The factions within North Korea’s elite that are the most likely to support Kim Jong Un during the transition are strong supporters of China. These include Jang, who serves as vice chairman of the NDC and thus wields substantial influence in the military. These figures could serve as reference points for China as Beijing works to make sure its strategic interests regarding North Korea are addressed. These interests are manifold:
- North Korea is a critical component of China’s buffer strategy, offering strategic depth and supplementing China’s defense forces with natural barriers. Meanwhile, internationally, China’s mediation and negotiation role in Korean affairs also makes North Korea an important component in the trade-off between Sino-U.S. relations.
- Maintaining stability along the North Korean border is highly important to Beijing. A large influx of refugees could impact China’s core northeast region, which extends to Beijing. China fears that this could trigger domestic instability. So far, the only overt show of force has occurred along the Chinese side of the border, as the border region is known to be both an area of lower political reliability and a potential entry point for external instigators to try to slip into North Korea to exploit the transition.
- China wants to exploit North Korea’s international isolation to exert political and economic influence over Pyongyang (China accounts for around 70 percent of North Korea’s trade) and to wield that influence on the international stage. China stands to benefit by offering itself as a mediator in — or by acting to interfere with — multilateral talks.

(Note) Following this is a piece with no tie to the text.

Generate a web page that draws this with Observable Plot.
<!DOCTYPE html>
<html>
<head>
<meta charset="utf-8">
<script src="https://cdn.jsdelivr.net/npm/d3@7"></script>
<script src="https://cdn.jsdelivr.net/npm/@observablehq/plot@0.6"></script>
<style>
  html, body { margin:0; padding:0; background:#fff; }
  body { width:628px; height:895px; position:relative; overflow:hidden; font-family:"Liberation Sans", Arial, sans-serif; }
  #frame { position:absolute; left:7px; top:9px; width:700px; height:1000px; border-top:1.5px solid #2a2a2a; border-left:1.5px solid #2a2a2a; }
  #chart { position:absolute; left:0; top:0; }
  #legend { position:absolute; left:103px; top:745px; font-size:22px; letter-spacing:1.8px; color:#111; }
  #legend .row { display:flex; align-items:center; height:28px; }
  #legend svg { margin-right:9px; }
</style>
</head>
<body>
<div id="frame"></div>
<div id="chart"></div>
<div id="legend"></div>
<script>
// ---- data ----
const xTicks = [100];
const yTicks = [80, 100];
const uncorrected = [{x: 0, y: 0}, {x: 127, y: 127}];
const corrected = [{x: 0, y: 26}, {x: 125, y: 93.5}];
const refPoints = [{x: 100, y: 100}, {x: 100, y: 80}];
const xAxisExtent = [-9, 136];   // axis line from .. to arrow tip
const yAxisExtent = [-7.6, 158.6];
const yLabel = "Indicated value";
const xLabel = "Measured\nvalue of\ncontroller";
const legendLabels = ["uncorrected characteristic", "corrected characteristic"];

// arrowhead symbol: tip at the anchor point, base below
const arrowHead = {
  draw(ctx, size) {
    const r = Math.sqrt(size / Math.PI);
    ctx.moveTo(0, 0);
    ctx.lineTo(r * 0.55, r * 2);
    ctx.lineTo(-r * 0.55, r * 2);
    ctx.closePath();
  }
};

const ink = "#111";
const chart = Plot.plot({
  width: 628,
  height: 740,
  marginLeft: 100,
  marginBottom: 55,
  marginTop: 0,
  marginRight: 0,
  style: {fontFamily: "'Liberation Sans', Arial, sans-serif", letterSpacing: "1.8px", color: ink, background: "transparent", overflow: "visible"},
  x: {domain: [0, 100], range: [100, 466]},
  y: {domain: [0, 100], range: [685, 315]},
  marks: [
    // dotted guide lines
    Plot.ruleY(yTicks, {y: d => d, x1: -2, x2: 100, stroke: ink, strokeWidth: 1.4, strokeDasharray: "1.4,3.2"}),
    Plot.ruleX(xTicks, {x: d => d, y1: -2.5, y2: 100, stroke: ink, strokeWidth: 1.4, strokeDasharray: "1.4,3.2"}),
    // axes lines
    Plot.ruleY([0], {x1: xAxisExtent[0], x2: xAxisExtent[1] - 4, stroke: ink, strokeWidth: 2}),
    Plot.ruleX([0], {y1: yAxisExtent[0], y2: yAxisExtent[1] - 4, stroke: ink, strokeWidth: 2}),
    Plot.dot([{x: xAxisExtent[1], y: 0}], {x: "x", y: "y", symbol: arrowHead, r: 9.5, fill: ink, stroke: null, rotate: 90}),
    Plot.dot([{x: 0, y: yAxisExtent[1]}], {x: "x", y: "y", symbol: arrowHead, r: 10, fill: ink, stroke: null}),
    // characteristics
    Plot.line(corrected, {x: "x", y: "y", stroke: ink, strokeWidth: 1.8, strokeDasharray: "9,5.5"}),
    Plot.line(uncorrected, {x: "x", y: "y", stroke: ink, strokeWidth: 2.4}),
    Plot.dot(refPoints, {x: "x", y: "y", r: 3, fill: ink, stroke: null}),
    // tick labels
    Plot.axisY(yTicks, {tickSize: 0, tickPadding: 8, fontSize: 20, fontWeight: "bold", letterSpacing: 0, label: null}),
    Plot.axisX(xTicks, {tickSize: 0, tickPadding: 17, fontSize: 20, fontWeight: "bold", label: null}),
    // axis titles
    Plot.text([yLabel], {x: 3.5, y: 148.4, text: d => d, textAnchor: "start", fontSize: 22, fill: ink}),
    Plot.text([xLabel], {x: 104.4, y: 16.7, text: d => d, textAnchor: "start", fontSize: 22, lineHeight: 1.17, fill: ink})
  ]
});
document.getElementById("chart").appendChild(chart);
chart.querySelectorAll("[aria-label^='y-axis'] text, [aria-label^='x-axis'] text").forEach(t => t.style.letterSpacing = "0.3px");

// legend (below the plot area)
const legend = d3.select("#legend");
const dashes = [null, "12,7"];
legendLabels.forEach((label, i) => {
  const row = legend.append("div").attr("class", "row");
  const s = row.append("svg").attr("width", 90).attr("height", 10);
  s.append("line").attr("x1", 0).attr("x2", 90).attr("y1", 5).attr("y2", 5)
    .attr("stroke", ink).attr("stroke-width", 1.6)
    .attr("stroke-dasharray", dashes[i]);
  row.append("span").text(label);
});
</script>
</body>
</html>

- Beijing wants to curtail any South Korea-led, U.S.-supported unification of North Korea and South Korea.
As the post-Kim Jong Il period begins, China’s interest in maintaining stability in North Korea lies in avoiding changes in the international balance of power in the region and staving off any potential problems along China’s northeast border. Over the past several years, and particularly following Kim Jong Il’s 2008 stroke, China has increased substantially its economic ties with North Korea, expanding its role as the lifeline of the North Korean regime and state. Currently China provides 80 percent of North Korea’s consumer goods and 45 percent of its food. This economic penetration has enabled Beijing to maintain substantial influence in North Korean policy, allowing Beijing to leverage its international behavior through Pyongyang and other powers. The economic expansion was coupled with Beijing’s renewed involvement in various elements of the North Korean elite structure.
For now, Beijing will employ a deliberate “wait-and-see” approach with North Korea while seeking to strengthen ties with new leaders and elite factions. Nevertheless, Beijing will keep a close watch on the moves of other players likely to affect China’s strategic calculations.